LA PALABRA – En estos días en que todo el mundo civilizado rinde homenaje a las víctimas del holocausto judío, fue noticia el anuncio del próximo enjuiciamiento de un ciudadano alemán de 95 años por un crimen cometido hace más de 70, cuando era enfermero del campo de Auschwitz (al que los periódicos siguen calificando “de concentración”, obviando su principal objetivo de exterminio). Y resulta paradójico, ya que esa falta de “precisión semántica” forma parte de la acusación misma; es decir, que el hoy nonagenario era consciente de la misión de la que formaba parte y colaboró en el asesinato de cerca de cuatro mil personas.
Pasados tantos años, hay gente que en su buena fe pregunta si tiene sentido sentar en el banquillo a estos hoy inofensivos personajes, si no sería mejor pasar página y olvidar. Pero es que no sólo a las víctimas les es imposible borrar su memoria. También a los victimarios, ya que en la profundidad de su psique el odio sobrevive agazapado, pero latente, perenne. Y también la memoria de sus actos, como bunker impenetrable de su dignidad perdida a ojos del mundo, pero que algún día (cada vez más cerca, lo adivina…) espera sea reivindicada y glorificada.

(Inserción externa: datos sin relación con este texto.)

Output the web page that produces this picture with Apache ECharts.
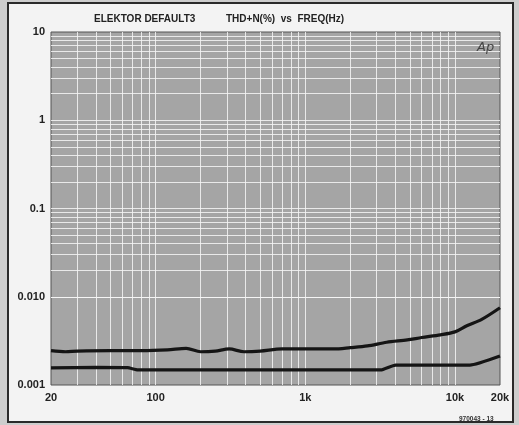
<!DOCTYPE html>
<html>
<head>
<meta charset="utf-8">
<script src="https://cdn.jsdelivr.net/npm/echarts@6/dist/echarts.min.js"></script>
<style>
html,body{margin:0;padding:0;background:#cdcdcd;}
#c{width:519px;height:425px;}
</style>
</head>
<body>
<div id="c"></div>
<script>
// ---- data ----
var upperFreq = [20, 25, 30, 50, 80, 120, 160, 200, 250, 310, 390, 500, 700, 1000, 1550, 2000, 2600, 3500, 4800, 6000, 8000, 10000, 12000, 15000, 20000];
var upperThd  = [0.00245, 0.00238, 0.00242, 0.00245, 0.00245, 0.0025, 0.0026, 0.00238, 0.00242, 0.00256, 0.00238, 0.00242, 0.00256, 0.00256, 0.00256, 0.00265, 0.00277, 0.00305, 0.00324, 0.00345, 0.0037, 0.004, 0.0047, 0.0055, 0.0075];
var lowerFreq = [20, 40, 65, 76, 1000, 3200, 4000, 12600, 20000];
var lowerThd  = [0.00156, 0.00158, 0.00157, 0.00148, 0.00148, 0.00148, 0.00168, 0.00168, 0.00213];
var xTickValues = [20, 100, 1000, 10000, 20000];
var xTickLabels = ['20', '100', '1k', '10k', '20k'];
var yTickValues = [0.001, 0.01, 0.1, 1, 10];
var yTickLabels = ['0.001', '0.010', '0.1', '1', '10'];

function zip(a, b) { return a.map(function (v, i) { return [v, b[i]]; }); }

// log grid lines (1..9 per decade)
var xGrid = [], yGrid = [];
[10, 100, 1000, 10000].forEach(function (d) {
  for (var k = 1; k <= 9; k++) { var v = d * k; if (v > 20 && v < 20000) xGrid.push(v); }
});
[0.001, 0.01, 0.1, 1].forEach(function (d) {
  for (var k = 1; k <= 9; k++) { var v = +(d * k).toPrecision(3); if (v > 0.001 && v < 10) yGrid.push(v); }
});

var font = '"Liberation Sans Narrow","Liberation Sans",Arial,sans-serif';
var chart = echarts.init(document.getElementById('c'));
chart.setOption({
  animation: false,
  backgroundColor: '#cdcdcd',
  title: [
    { text: 'ELEKTOR DEFAULT3', left: 89, top: 9, textStyle: { fontFamily: font, fontWeight: 'bold', fontSize: 10, color: '#222' } },
    { text: 'THD+N(%)  vs  FREQ(Hz)', left: 221, top: 9, textStyle: { fontFamily: font, fontWeight: 'bold', fontSize: 10, color: '#222' } },
    { text: 'Ap', left: 472, top: 36, textStyle: { fontFamily: '"DejaVu Sans",sans-serif', fontStyle: 'italic', fontWeight: 'normal', fontSize: 13, color: '#444' } },
    { text: '970043 - 13', left: 454, top: 411, textStyle: { fontFamily: font, fontWeight: 'bold', fontSize: 6.5, color: '#333' } }
  ],
  graphic: [
    { type: 'rect', z: -10, shape: { x: 8, y: 3, width: 505, height: 419 }, style: { fill: '#f3f3f3', stroke: '#2a2a2a', lineWidth: 2 } }
  ],
  grid: { left: 51, right: 19, top: 32, bottom: 40, show: true, backgroundColor: '#a5a5a5', borderColor: '#555', borderWidth: 1 },
  xAxis: {
    type: 'log', logBase: 10, min: 20, max: 20000,
    axisLine: { show: false }, axisTick: { show: false },
    splitLine: { show: false }, minorSplitLine: { show: false },
    axisLabel: {
      customValues: xTickValues,
      formatter: function (v) { var i = xTickValues.findIndex(function (t) { return Math.abs(t - v) / t < 1e-6; }); return i >= 0 ? xTickLabels[i] : ''; },
      fontFamily: font, fontWeight: 'bold', fontSize: 11, color: '#222', margin: 7
    }
  },
  yAxis: {
    type: 'log', logBase: 10, min: 0.001, max: 10,
    axisLine: { show: false }, axisTick: { show: false },
    splitLine: { show: false }, minorSplitLine: { show: false },
    axisLabel: {
      customValues: yTickValues,
      formatter: function (v) { var i = Math.round(Math.log10(v)) + 3; return yTickLabels[i] || ''; },
      fontFamily: font, fontWeight: 'bold', fontSize: 11, color: '#222', margin: 6
    }
  },
  series: [
    {
      type: 'line', data: [], silent: true,
      markLine: {
        silent: true, symbol: 'none', animation: false, label: { show: false },
        lineStyle: { color: '#f4f4f4', width: 1, type: 'solid', opacity: 0.85 },
        data: xGrid.map(function (v) { return { xAxis: v }; }).concat(yGrid.map(function (v) { return { yAxis: v }; }))
      }
    },
    { type: 'line', data: zip(upperFreq, upperThd), symbol: 'none', smooth: 0.3, lineStyle: { color: '#151515', width: 3.2 }, z: 5 },
    { type: 'line', data: zip(lowerFreq, lowerThd), symbol: 'none', smooth: 0.15, lineStyle: { color: '#151515', width: 3.2 }, z: 5 }
  ]
});
</script>
</body>
</html>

Ese odio no caduca, como no caducará el que envenena hoy a jóvenes árabes, en Siria e Irak, en Jerusalén, Arara y Hebrón, pero también en París y Bruselas. Tratar de explicarlo en base a las políticas coloniales europeas o a los asentamientos israelíes va tan desenfocado como intentar justificar la shoá por los excesos del Tratado de Versalles. La mariposa en Madagascar no es culpable de la tormenta tropical que asola el Caribe, aunque según la teoría del caos pueda ser el desencadenante. No podemos echarle las culpas a la brisa de derrumbar un castillo de naipes, ni golpearnos el pecho y asumir la responsabilidad de las conductas asesinas de otros. Alguien sembró el odio y muchos lo regaron durante años para que creciera y fructificara, lo financiaron y le dieron una razón de existir hasta convertirlo en la única vía de escape al propio dolor del envenenamiento ideológico.
Es la droga más dura, la que genera mayor dependencia, sin casi posibilidad de rehabilitación. La que lleva al placer colectivo de la maldad, del regocijo infantil y primario de poder quebrar toda norma: el respeto a la vida (ajena y aún propia), el no causar dolor (físico y espiritual) gratuitamente, siendo valedor de la verdad absoluta y revelada sólo a los que tengan estómago para mirarse en el espejo y verse tal cual son, convirtiéndose en el brazo de la más potente de las emociones, capaz incluso de vencer al amor; en el instrumento de un odio que no caduca.